GILLIAN HARDING-RUSSELL lives in Surrey, BC. She is an Editorial Assistant with Event magazine, and has published in Quarry, Canadian Literature, Dandelion, Zynergy and The White Wall Review. She is at work on two book projects, and recently gave her first public reading as part of The Capilano Review's evening of readings at The Western Front.
ROY KIYOOKA, a Professor in the Fine Arts Department at UBC, is one of Canada's most prolific talents in a variety of media: sculpture, painting, photography and poetry. His Pear Tree Pomes (illustrated by David Bolduc) appeared from Coach House in 1987, and was shortlisted for the Governor General's Award in 1988. The work in this issue is a meditation on the project he is currently working on which will appear as a special issue of The Capilano Review (#3) this Fall.

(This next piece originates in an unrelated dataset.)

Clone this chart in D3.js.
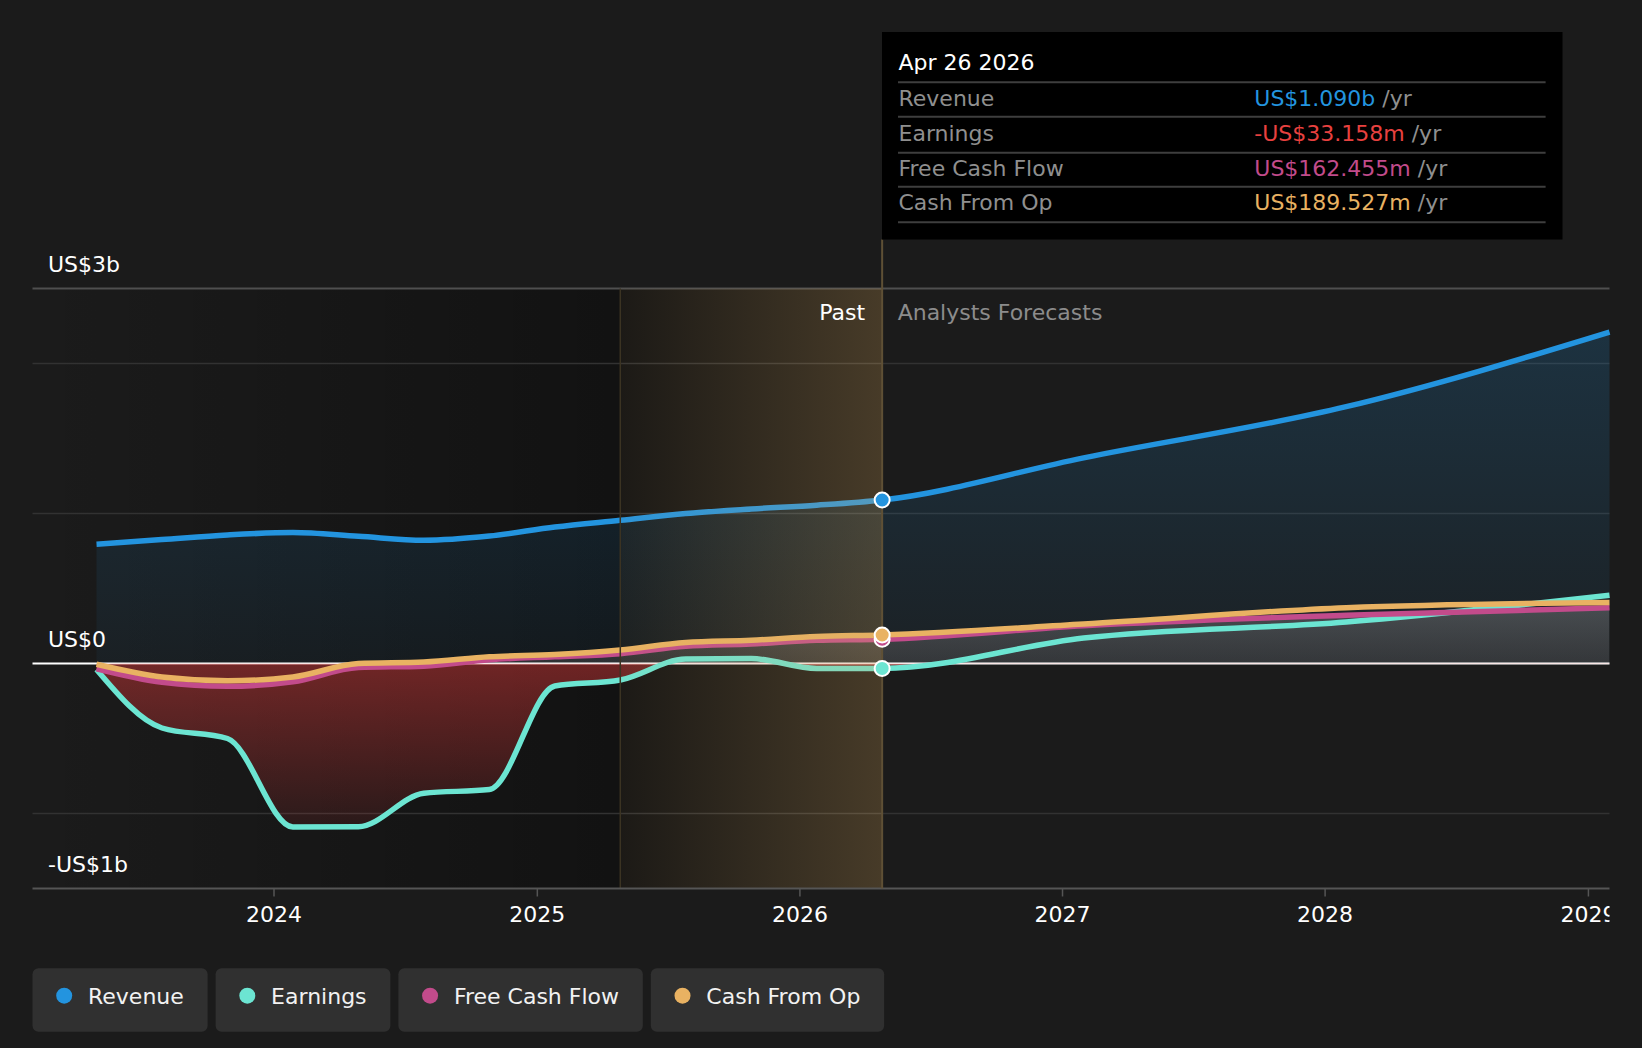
<!DOCTYPE html>
<html><head><meta charset="utf-8">
<script src="https://cdn.jsdelivr.net/npm/d3@7"></script>
<style>
html,body{margin:0;padding:0;background:#1b1b1b;}
svg{display:block;font-family:"DejaVu Sans",sans-serif;}
</style></head><body>
<svg id="chart" width="1642" height="1048"></svg>
<script>
// ---------- data (values in US$ billions) ----------
const pastDates = ["2023-04-30","2023-07-30","2023-10-29","2024-01-28","2024-04-28","2024-07-28","2024-10-27","2025-01-26","2025-04-27","2025-07-27","2025-10-26","2026-01-25","2026-04-26"];
const forecastDates = ["2027-01-31","2028-01-31","2029-01-31"];
const revenuePast = [0.795,0.826,0.857,0.873,0.848,0.822,0.850,0.910,0.955,1.000,1.030,1.055,1.090];
const revenueForecast = [1.371,1.712,2.210];
const earningsPast = [-0.040,-0.430,-0.500,-1.090,-1.088,-0.865,-0.840,-0.150,-0.110,0.030,0.033,-0.033,-0.033];
const earningsForecast = [0.170,0.277,0.455];
const fcfPast = [-0.035,-0.125,-0.152,-0.122,-0.027,-0.018,0.025,0.045,0.065,0.115,0.130,0.155,0.162];
const fcfForecast = [0.252,0.322,0.371];
const cfoPast = [-0.005,-0.090,-0.115,-0.090,0.000,0.010,0.045,0.060,0.090,0.140,0.155,0.180,0.190];
const cfoForecast = [0.263,0.372,0.407];

const seriesNames = ["Revenue","Earnings","Free Cash Flow","Cash From Op"];
const seriesColors = ["#2394df","#6ce5d2","#c24b8b","#e9b262"];

const yLabelValues = [2.5, 0, -1.5];
const yLabelTexts = ["US$3b","US$0","-US$1b"];
const gridValues = [2, 1, -1];
const xTickYears = [2024,2025,2026,2027,2028,2029];

const domainStart = "2023-01-31", domainEnd = "2029-01-31";
const highlightStart = "2025-04-27";
const presentDate = "2026-04-26";

const tooltipDate = "Apr 26 2026";
const tooltipLabels = ["Revenue","Earnings","Free Cash Flow","Cash From Op"];
const tooltipValues = ["US$1.090b","-US$33.158m","US$162.455m","US$189.527m"];
const tooltipValueColors = ["#2394df","#e8413f","#c24b8b","#e9b262"];

// ---------- setup ----------
const FONT = 22;
const svg = d3.select("#chart");
const M = {left:32.5, right:1609.5, top:288.5, bottom:888.5};
const parse = d3.utcParse("%Y-%m-%d");
const x = d3.scaleUtc().domain([parse(domainStart), parse(domainEnd)]).range([M.left, M.right]);
const y = d3.scaleLinear().domain([-1.5, 2.5]).range([M.bottom, M.top]);

const allDates = [...pastDates, ...forecastDates].map(parse);
function build(p, f){ return allDates.map((d,i)=>({d, v: i < p.length ? p[i] : f[i-p.length]})); }
const revenue = build(revenuePast, revenueForecast);
const earnings = build(earningsPast, earningsForecast);
const fcf = build(fcfPast, fcfForecast);
const cfo = build(cfoPast, cfoForecast);
const seriesData = [revenue, earnings, fcf, cfo];

const xHL = x(parse(highlightStart));
const xNow = x(parse(presentDate));

// ---------- defs ----------
const defs = svg.append("defs");
function lg(id, attrs, stops){
  const g = defs.append("linearGradient").attr("id", id).attr("gradientUnits","userSpaceOnUse");
  Object.entries(attrs).forEach(([k,v])=>g.attr(k,v));
  stops.forEach(s=>g.append("stop").attr("offset",s[0]).attr("stop-color",s[1]).attr("stop-opacity",s[2]));
}
lg("pastShade",{x1:M.left,x2:xHL,y1:0,y2:0},[[0,"#000",0],[1,"#000",0.34]]);
lg("hlGrad",{x1:xHL,x2:xNow,y1:0,y2:0},[[0,"rgb(215,170,100)",0.05],[1,"rgb(215,170,100)",0.27]]);
lg("revGrad",{x1:0,x2:0,y1:y(2.5),y2:y(0)},[[0,"#2394df",0.21],[1,"#2394df",0.05]]);
lg("redGrad",{x1:0,x2:0,y1:y(0),y2:y(-1.1)},[[0,"rgb(210,55,55)",0.48],[1,"rgb(210,55,55)",0.1]]);
lg("grayGrad",{x1:0,x2:0,y1:y(0.42),y2:y(0)},[[0,"rgb(150,150,150)",0.38],[1,"rgb(150,140,140)",0.2]]);
defs.append("clipPath").attr("id","belowZero").append("rect")
  .attr("x",M.left).attr("y",y(0)).attr("width",M.right-M.left).attr("height",M.bottom-y(0));
defs.append("clipPath").attr("id","aboveZero").append("rect")
  .attr("x",M.left).attr("y",M.top).attr("width",M.right-M.left).attr("height",y(0)-M.top);
defs.append("clipPath").attr("id","plotX").append("rect")
  .attr("x",0).attr("y",0).attr("width",M.right).attr("height",1048);

// ---------- background ----------
svg.append("rect").attr("width",1642).attr("height",1048).attr("fill","#1b1b1b");
svg.append("rect").attr("x",M.left).attr("y",M.top).attr("width",xNow-M.left).attr("height",M.bottom-M.top)
  .attr("fill","url(#pastShade)");

// gridlines
svg.append("g").selectAll("line").data(gridValues).join("line")
  .attr("x1",M.left).attr("x2",M.right).attr("y1",d=>y(d)).attr("y2",d=>y(d))
  .attr("stroke","#323232").attr("stroke-width",1.3);
svg.append("line").attr("x1",M.left).attr("x2",M.right).attr("y1",y(2.5)).attr("y2",y(2.5))
  .attr("stroke","#4f4f4f").attr("stroke-width",1.8);

// ---------- areas ----------
const curve = d3.curveMonotoneX;
const area = d3.area().curve(curve).x(d=>x(d.d)).y0(y(0)).y1(d=>y(d.v));
svg.append("path").datum(revenue).attr("d",area).attr("fill","url(#revGrad)");
svg.append("path").datum(fcf).attr("d",area).attr("fill","url(#grayGrad)").attr("clip-path","url(#aboveZero)");

// zero line
svg.append("line").attr("x1",M.left).attr("x2",M.right).attr("y1",y(0)).attr("y2",y(0))
  .attr("stroke","#ffffff").attr("stroke-width",2);

svg.append("path").datum(earnings).attr("d",area).attr("fill","url(#redGrad)").attr("clip-path","url(#belowZero)");

// ---------- lines ----------
const line = d3.line().curve(curve).x(d=>x(d.d)).y(d=>y(d.v));
svg.append("g").selectAll("path").data(seriesData).join("path")
  .attr("d",line).attr("fill","none")
  .attr("stroke",(d,i)=>seriesColors[i]).attr("stroke-width",5.5);

// highlight overlay
svg.append("rect").attr("x",xHL).attr("y",M.top).attr("width",xNow-xHL).attr("height",M.bottom-M.top)
  .attr("fill","url(#hlGrad)");
svg.append("line").attr("x1",xHL).attr("x2",xHL).attr("y1",M.top).attr("y2",M.bottom)
  .attr("stroke","#3b3322").attr("stroke-width",1.5);

// bottom axis line
svg.append("line").attr("x1",M.left).attr("x2",M.right).attr("y1",M.bottom).attr("y2",M.bottom)
  .attr("stroke","#555").attr("stroke-width",2);

// present line
svg.append("line").attr("x1",xNow).attr("x2",xNow).attr("y1",239.5).attr("y2",M.bottom)
  .attr("stroke","#5f5035").attr("stroke-width",2);

// dots at present
const nowIdx = pastDates.length-1;
const dotOrder = [2,3,1,0];
svg.append("g").selectAll("circle").data(dotOrder).join("circle")
  .attr("cx",i=>x(seriesData[i][nowIdx].d)).attr("cy",i=>y(seriesData[i][nowIdx].v))
  .attr("r",7.5).attr("fill",i=>seriesColors[i]).attr("stroke","#fff").attr("stroke-width",2);

// ---------- axes & labels ----------
const xAxis = d3.axisBottom(x)
  .tickValues(xTickYears.map(yv=>new Date(Date.UTC(yv,0,1))))
  .tickFormat(d3.utcFormat("%Y")).tickSize(8).tickPadding(14);
const gx = svg.append("g").attr("transform",`translate(0,${M.bottom})`).attr("clip-path","url(#plotX)").call(xAxis);
gx.select(".domain").remove();
gx.selectAll(".tick line").attr("stroke","#555").attr("stroke-width",1.5);
gx.selectAll(".tick text").attr("fill","#fff").attr("font-size",FONT).attr("font-family","DejaVu Sans")
  .attr("dy",null).attr("y",33);

svg.append("g").selectAll("text").data(yLabelValues).join("text")
  .attr("x",48).attr("y",d=>y(d)-17).attr("fill","#fff").attr("font-size",FONT)
  .text((d,i)=>yLabelTexts[i]);

svg.append("text").attr("x",xNow-17).attr("y",320).attr("text-anchor","end")
  .attr("fill","#fff").attr("font-size",FONT).text("Past");
svg.append("text").attr("x",xNow+15.5).attr("y",320)
  .attr("fill","#8c8c8c").attr("font-size",FONT).text("Analysts Forecasts");

// ---------- tooltip ----------
const tt = svg.append("g");
tt.append("rect").attr("x",882).attr("y",32).attr("width",680.5).attr("height",207.5).attr("fill","#000");
tt.append("text").attr("x",898.5).attr("y",70).attr("fill","#fff").attr("font-size",FONT).text(tooltipDate);
const sepY = [82.3,116.7,152.7,186.7,222.3];
tt.selectAll("line").data(sepY).join("line")
  .attr("x1",898).attr("x2",1545.6).attr("y1",d=>d).attr("y2",d=>d)
  .attr("stroke","#3e3e3e").attr("stroke-width",2);
const rowY = [106,140.5,175.7,210];
tooltipLabels.forEach((lab,i)=>{
  tt.append("text").attr("x",898.5).attr("y",rowY[i]).attr("fill","#8f8f8f").attr("font-size",FONT).text(lab);
  const t = tt.append("text").attr("x",1254.3).attr("y",rowY[i]).attr("font-size",FONT);
  t.append("tspan").attr("fill",tooltipValueColors[i]).text(tooltipValues[i]);
  t.append("tspan").attr("fill","#8f8f8f").text(" /yr");
});

// ---------- legend ----------
const lgG = svg.append("g");
let lx = 32.5;
seriesNames.forEach((name,i)=>{
  const g = lgG.append("g").attr("transform",`translate(${lx},968.3)`);
  const rect = g.append("rect").attr("height",63.4).attr("rx",6).attr("fill","#303030");
  g.append("circle").attr("cx",31.7).attr("cy",27.4).attr("r",8).attr("fill",seriesColors[i]);
  const t = g.append("text").attr("x",55.5).attr("y",35.7).attr("fill","#f2f2f2").attr("font-size",FONT).text(name);
  const w = 55.5 + t.node().getComputedTextLength() + 23.8;
  rect.attr("width",w);
  lx += w + 8;
});
</script>
</body></html>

EVELYN LAU has published poetry in Prism International, Queen's Quarterly, and The New Quarterly. She is the author of the autobiography Runaway: Diary of a Street Kid. A collection of poems, You Are Not Who You Claim, will appear soon from Press Porcepic. She currently works as a book reviewer and freelance writer in Vancouver.
CAREL MOISEIWITSCH lives and works in Vancouver, and publishes her drawings and comics internationally: in the Village Voice, Weirdo and the L.A. Weekly in the United States; in Sortez la Chienne and Seduction in France; in New Statesman, New Scientist and Escape in the U.K.; in Parallelogram in Canada; and in Siuuri Kurpitsa in Finland. She received a VIVA award in 1988.
HILLEL SCHWARTZ lives in Encinitas, California. He has published poetry and essays in Poetry Northwest, Malahat Review, Grain, University of Windsor Review and Threepenny Review. His new book, Century's End: A Cultural History of the Fin de Siecle from the 990's through the 1990's, has just appeared from Doubleday.
ROBERT G. SHERRIN is both a photographer and fiction writer. His latest set of photoworks, Play land, was exhibited this Spring at the Burnaby Art Gallery. He has also shown at Presentation House, the Surrey Art Gallery and Artspeak. He teaches at Capilano College, where he is also a Coordinator of the English Department.
BETSY STRUTHERS lives in Peterborough, Ontario. Mosaic Press has published two books of her poetry: Censored Letters (1984) and Saying So Out Loud (1988). The poem in this issue is from a manuscript-in-progress currently titled The Deliberate Invention of the Home.
KATE VAN DUSEN divides her time between Hornby Island, BC and Toronto. Her first book of poems, Not Noir was published by Coach House in 1987, and But But appeared from Underwhich Editions in 1988. The poems in this issue are from a work-in-progress titled But Blue, a long poem dedicated to the memory of bp Nichol.
FRED WAH currently teaches in the English Department of the University of Calgary. He has published several collections of poetry and won the Governor General's Award in 1986 for his book Waiting for Saskatchewan (Turnstone Press 1985). The work in this issue is a new installment of his on-going series, Music at the Heart of Thinking, the first collection of which appeared from Red Deer College Press in 1987. His most recent books are Rooftops (1988) and Limestone Lakes: Utaniki (1989), both from Red Deer College Press. He is currently at work on a series of poems about art titled Art Knots.
SUSAN ZETTEL was born in Kitchener, Ontario, and now lives in Ottawa. She is working on a collection of linked stories dealing with family relationships. "Watch" is a part of this collection.